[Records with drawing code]
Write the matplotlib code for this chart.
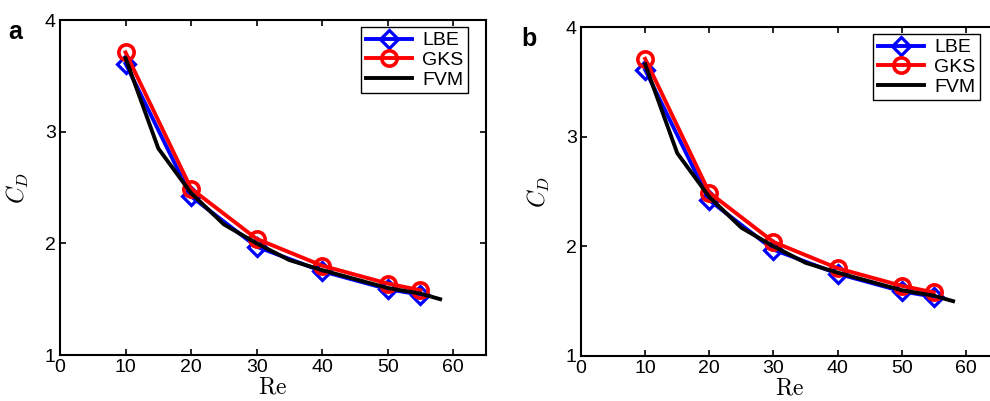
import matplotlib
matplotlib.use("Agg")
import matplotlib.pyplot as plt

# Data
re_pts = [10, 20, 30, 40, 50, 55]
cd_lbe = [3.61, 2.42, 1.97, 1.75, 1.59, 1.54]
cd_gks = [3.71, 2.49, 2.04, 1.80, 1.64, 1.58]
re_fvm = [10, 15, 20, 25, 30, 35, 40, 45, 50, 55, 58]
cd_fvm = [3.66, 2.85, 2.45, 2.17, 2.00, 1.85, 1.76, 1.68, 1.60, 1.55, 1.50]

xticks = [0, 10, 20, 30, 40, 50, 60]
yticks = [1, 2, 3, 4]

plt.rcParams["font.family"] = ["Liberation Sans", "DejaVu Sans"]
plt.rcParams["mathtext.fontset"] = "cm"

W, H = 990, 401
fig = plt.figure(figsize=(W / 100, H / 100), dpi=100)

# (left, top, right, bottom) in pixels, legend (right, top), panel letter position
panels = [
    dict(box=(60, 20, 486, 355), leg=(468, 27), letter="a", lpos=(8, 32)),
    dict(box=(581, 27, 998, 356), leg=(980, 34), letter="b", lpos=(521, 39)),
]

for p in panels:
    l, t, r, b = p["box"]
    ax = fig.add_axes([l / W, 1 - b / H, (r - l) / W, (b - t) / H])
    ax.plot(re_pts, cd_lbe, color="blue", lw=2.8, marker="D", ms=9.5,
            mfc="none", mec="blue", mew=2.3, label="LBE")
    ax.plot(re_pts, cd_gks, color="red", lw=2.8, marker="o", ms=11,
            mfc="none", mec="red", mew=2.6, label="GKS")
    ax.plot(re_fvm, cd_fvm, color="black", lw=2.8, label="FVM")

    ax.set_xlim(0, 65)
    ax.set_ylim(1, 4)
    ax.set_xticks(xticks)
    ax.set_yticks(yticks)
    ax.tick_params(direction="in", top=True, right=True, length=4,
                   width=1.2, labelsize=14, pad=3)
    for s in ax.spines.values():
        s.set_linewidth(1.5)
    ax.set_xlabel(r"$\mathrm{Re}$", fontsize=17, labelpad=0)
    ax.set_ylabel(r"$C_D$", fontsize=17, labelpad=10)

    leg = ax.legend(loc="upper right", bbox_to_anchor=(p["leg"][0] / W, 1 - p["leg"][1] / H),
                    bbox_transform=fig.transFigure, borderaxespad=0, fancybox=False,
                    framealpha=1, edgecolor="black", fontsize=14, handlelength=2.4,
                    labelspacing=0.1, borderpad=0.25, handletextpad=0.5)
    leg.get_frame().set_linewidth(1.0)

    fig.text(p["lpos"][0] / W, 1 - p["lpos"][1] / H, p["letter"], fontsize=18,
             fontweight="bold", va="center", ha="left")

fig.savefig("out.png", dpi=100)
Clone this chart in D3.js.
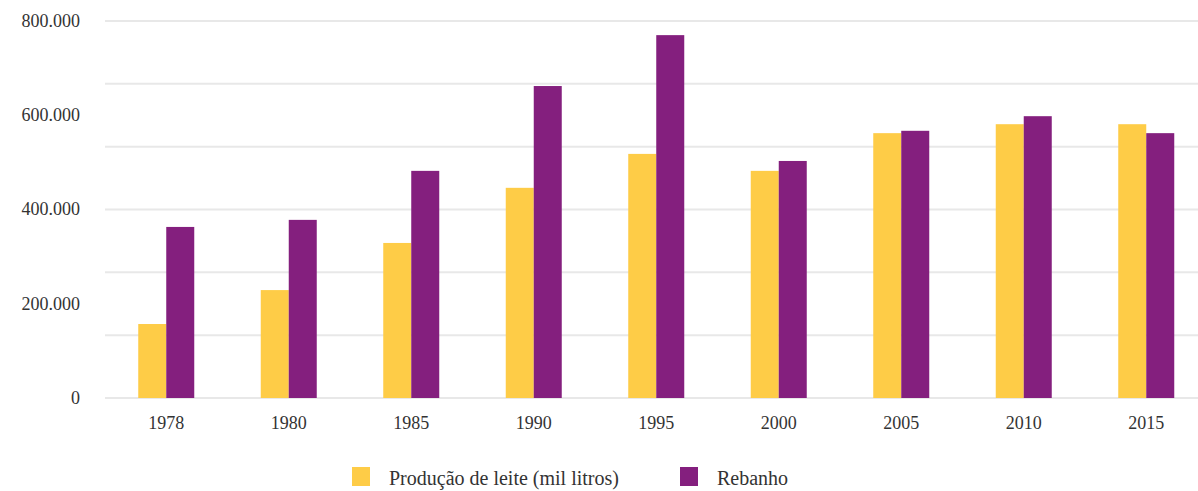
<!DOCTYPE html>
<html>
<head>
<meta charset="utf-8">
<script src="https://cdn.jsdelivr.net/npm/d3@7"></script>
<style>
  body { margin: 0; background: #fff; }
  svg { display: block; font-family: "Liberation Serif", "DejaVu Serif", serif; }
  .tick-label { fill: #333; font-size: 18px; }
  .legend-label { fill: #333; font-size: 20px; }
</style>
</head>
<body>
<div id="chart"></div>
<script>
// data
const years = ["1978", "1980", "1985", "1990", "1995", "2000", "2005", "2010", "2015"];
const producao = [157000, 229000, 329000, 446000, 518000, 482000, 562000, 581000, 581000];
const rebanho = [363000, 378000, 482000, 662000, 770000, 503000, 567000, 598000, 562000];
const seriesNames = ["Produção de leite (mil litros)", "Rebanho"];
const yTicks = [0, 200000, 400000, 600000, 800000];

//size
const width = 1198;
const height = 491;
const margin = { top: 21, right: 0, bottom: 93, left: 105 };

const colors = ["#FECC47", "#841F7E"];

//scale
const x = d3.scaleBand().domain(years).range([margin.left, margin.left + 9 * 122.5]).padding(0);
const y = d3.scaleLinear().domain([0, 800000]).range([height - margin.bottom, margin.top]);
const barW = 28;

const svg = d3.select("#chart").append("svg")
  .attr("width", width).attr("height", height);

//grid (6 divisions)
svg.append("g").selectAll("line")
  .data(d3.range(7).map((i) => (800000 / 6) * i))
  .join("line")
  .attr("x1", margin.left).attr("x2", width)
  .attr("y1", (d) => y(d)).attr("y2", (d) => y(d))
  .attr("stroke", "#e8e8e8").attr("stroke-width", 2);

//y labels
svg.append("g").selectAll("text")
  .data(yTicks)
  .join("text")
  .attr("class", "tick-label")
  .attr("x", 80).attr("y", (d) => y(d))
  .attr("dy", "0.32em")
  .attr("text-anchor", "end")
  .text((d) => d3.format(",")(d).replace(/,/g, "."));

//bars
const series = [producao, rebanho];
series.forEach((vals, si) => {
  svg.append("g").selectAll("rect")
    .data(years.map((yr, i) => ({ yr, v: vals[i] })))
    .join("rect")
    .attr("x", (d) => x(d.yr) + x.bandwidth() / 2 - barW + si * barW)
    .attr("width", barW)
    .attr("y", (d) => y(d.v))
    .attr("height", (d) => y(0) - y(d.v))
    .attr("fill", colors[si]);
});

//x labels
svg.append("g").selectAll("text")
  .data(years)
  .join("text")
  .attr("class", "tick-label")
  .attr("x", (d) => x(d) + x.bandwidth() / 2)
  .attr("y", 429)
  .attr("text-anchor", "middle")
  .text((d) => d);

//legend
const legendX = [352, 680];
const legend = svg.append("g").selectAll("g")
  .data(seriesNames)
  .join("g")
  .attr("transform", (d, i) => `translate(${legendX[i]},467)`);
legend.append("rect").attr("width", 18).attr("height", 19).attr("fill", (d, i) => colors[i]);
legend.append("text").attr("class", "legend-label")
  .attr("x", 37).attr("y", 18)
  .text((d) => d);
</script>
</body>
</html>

• **Objective**:
Exactly reproduce the run of lines from the start of the listing through the line with "yticks = [1, 2, 3, 4]", inclusive; pictures are not copied.

• **Final result**:
Write the matplotlib code for this chart.
import matplotlib
matplotlib.use("Agg")
import matplotlib.pyplot as plt

# Data
re_pts = [10, 20, 30, 40, 50, 55]
cd_lbe = [3.61, 2.42, 1.97, 1.75, 1.59, 1.54]
cd_gks = [3.71, 2.49, 2.04, 1.80, 1.64, 1.58]
re_fvm = [10, 15, 20, 25, 30, 35, 40, 45, 50, 55, 58]
cd_fvm = [3.66, 2.85, 2.45, 2.17, 2.00, 1.85, 1.76, 1.68, 1.60, 1.55, 1.50]

xticks = [0, 10, 20, 30, 40, 50, 60]
yticks = [1, 2, 3, 4]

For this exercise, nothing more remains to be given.